By Veena McCoole BA '19
Grace Murray Hopper ’30 MA, '34 PhD (1906-1992), a U.S. Navy Rear Admiral and a pioneering computer scientist who helped develop one of the first programming languages, COBOL, officially will replace John C. Calhoun as the namesake of one of Yale’s residential colleges on July 1. She was posthumously awarded the Presidential Medal of Freedom in November 2016.
After completing her undergraduate degree and teaching at Vassar College, Hopper earned an MA in Mathematics in 1930 from Yale, followed by a PhD in 1934. In a doctoral class of ten, Hopper was one of four women. The new college name officially includes Hopper’s first name, Grace, as a reminder of the female namesake.
In a letter to the campus community, President Peter Salovey wrote: “An extraordinary mathematician and a senior naval officer, Hopper achieved eminence in fields historically dominated by men. Today, her principal legacy is all around us — embodied in the life-enhancing technology she knew would become commonplace. Grace Murray Hopper College thus honors her spirit of innovation and public service while looking fearlessly to the future.”
“Grace Murray Hopper was one of the world's first computer scientists, and she literally invented many of the key elements of computer programming as we know it, from subroutines to machine-independent languages,” said Grace Hopper Professor and Chair of Computer Science, Joan Feigenbaum. “Grace Murray Hopper College will be a tangible symbol of Yale's commitment to women's equality and to the importance of Computer Science.”
Hopper also lends her name to the annual Grace Hopper Celebration of Women in Computing (GHC), the world’s largest gathering of women in technology produced by the Anita Borg Institute. This year’s conference will be held from October 4-6th in Orlando, FL. Yale’s Department of Computer Science sponsors students to attend this conference each year.
Head of Hopper College, Julia Adams, said she thinks the “best traditions” of the college are honored and elevated by being identified with the story of an “inspirational figure and remarkable person.”
At a recent Town Hall meeting held at Hopper for the purpose of discussing new traditions, chants and mascots for the renamed college before the class of 2021 arrives, students were excited about a new college name as well as Grace Hopper’s achievements in the Navy and in Computer Science.
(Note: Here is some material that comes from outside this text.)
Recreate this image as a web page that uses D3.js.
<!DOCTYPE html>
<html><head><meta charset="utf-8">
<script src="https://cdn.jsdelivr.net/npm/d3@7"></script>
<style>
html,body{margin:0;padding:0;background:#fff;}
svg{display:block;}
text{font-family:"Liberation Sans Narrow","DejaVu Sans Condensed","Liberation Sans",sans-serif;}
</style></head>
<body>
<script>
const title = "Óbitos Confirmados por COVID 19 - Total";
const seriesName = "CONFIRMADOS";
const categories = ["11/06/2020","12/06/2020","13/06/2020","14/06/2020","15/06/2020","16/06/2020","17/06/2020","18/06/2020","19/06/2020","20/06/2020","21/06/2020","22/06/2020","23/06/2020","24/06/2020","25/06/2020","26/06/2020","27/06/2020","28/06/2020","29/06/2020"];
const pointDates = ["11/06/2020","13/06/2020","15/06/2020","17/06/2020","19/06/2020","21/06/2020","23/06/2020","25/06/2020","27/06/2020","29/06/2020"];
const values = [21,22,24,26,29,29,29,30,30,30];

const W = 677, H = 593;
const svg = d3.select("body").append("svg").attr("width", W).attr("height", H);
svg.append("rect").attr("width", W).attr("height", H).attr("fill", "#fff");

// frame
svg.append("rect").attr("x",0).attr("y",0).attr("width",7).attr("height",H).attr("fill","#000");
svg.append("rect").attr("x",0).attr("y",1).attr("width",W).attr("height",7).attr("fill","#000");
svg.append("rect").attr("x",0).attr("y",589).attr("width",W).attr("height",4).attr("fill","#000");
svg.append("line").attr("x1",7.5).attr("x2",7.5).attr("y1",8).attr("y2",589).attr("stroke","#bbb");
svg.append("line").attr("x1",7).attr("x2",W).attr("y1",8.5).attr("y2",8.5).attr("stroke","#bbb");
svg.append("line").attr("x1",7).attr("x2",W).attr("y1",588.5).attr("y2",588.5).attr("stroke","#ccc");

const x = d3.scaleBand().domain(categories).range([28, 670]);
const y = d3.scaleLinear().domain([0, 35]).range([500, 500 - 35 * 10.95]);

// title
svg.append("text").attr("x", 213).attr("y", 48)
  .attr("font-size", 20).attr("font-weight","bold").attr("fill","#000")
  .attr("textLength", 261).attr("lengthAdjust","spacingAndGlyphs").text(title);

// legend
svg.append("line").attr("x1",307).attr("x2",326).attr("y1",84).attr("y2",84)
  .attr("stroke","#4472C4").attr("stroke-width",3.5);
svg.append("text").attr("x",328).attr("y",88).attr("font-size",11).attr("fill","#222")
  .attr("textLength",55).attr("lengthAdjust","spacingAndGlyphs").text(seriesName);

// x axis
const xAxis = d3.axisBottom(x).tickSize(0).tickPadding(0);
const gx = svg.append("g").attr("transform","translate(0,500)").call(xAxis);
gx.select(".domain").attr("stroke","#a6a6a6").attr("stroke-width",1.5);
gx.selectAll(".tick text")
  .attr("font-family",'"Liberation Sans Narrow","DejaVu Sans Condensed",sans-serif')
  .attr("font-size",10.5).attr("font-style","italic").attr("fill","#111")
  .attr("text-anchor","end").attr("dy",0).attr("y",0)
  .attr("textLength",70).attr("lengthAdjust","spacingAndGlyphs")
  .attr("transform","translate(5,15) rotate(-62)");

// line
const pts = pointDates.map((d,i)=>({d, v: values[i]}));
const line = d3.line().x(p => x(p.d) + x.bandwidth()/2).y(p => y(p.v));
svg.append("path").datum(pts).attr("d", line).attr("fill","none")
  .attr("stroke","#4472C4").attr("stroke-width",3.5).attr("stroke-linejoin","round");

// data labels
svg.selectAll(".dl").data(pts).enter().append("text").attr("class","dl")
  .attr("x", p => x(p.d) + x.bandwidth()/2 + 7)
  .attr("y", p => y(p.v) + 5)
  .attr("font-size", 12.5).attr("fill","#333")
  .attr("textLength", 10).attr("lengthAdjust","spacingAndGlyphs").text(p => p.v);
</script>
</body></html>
Isa Magraner ’19, the upcoming president of the Hopper College Council, said she is inspired by both the people who fought to change the college's name, and by the woman herself who takes the place of John C. Calhoun's name. “I am extremely excited to help lead the community in deciding how we will honor Grace Hopper as a woman, a civil servant, and a brilliant mind, and incorporate her legacy into the college's future customs and practices,” she said.
Hopper, a forward-thinking champion of progress, seemed to understand the decades-long process of rethinking the Calhoun name. In the words of Grace herself: “People have an enormous tendency to resist change. They love to say, 'We've always done it this way.' I try to fight that.”